- Work instructions
Take the lines from the top down to and including the one with "(origin) -- (south);" and repeat them exactly. Omit images.

- Provided data
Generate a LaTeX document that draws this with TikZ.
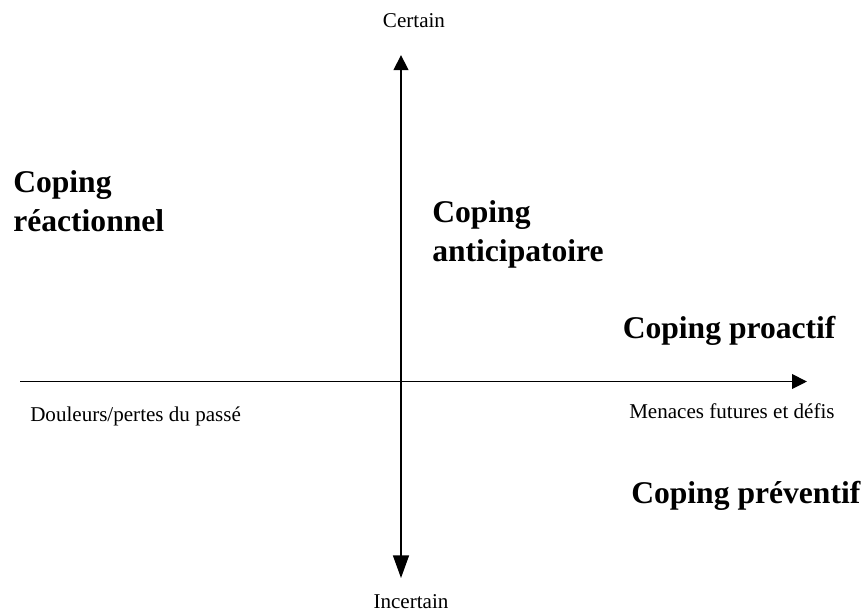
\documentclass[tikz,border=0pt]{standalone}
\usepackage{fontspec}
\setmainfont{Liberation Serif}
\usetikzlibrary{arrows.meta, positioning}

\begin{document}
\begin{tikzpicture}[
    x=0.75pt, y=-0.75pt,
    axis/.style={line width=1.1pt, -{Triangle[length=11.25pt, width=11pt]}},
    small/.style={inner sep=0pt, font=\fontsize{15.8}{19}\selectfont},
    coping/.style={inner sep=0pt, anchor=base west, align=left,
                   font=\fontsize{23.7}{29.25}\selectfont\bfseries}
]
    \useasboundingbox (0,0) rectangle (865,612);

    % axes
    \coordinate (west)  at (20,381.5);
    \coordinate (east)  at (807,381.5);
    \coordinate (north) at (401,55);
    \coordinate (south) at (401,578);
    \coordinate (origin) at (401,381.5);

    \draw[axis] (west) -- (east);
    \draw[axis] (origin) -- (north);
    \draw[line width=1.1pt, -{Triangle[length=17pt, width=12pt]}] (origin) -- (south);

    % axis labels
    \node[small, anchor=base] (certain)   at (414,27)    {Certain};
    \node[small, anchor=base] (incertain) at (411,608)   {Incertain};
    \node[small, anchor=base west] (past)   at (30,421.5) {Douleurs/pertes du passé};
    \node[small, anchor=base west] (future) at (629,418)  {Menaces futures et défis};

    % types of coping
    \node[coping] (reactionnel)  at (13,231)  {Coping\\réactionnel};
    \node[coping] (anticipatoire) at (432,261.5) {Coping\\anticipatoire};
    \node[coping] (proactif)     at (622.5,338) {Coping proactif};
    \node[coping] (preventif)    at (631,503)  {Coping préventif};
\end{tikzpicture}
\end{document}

- Final result
Generate a LaTeX document that draws this with TikZ.
\documentclass[tikz,border=0pt]{standalone}
\usepackage{fontspec}
\setmainfont{Liberation Serif}
\usetikzlibrary{arrows.meta, positioning}

\begin{document}
\begin{tikzpicture}[
    x=0.75pt, y=-0.75pt,
    axis/.style={line width=1.1pt, -{Triangle[length=11.25pt, width=11pt]}},
    small/.style={inner sep=0pt, font=\fontsize{15.8}{19}\selectfont},
    coping/.style={inner sep=0pt, anchor=base west, align=left,
                   font=\fontsize{23.7}{29.25}\selectfont\bfseries}
]
    \useasboundingbox (0,0) rectangle (865,612);

    % axes
    \coordinate (west)  at (20,381.5);
    \coordinate (east)  at (807,381.5);
    \coordinate (north) at (401,55);
    \coordinate (south) at (401,578);
    \coordinate (origin) at (401,381.5);

    \draw[axis] (west) -- (east);
    \draw[axis] (origin) -- (north);
    \draw[line width=1.1pt, -{Triangle[length=17pt, width=12pt]}] (origin) -- (south);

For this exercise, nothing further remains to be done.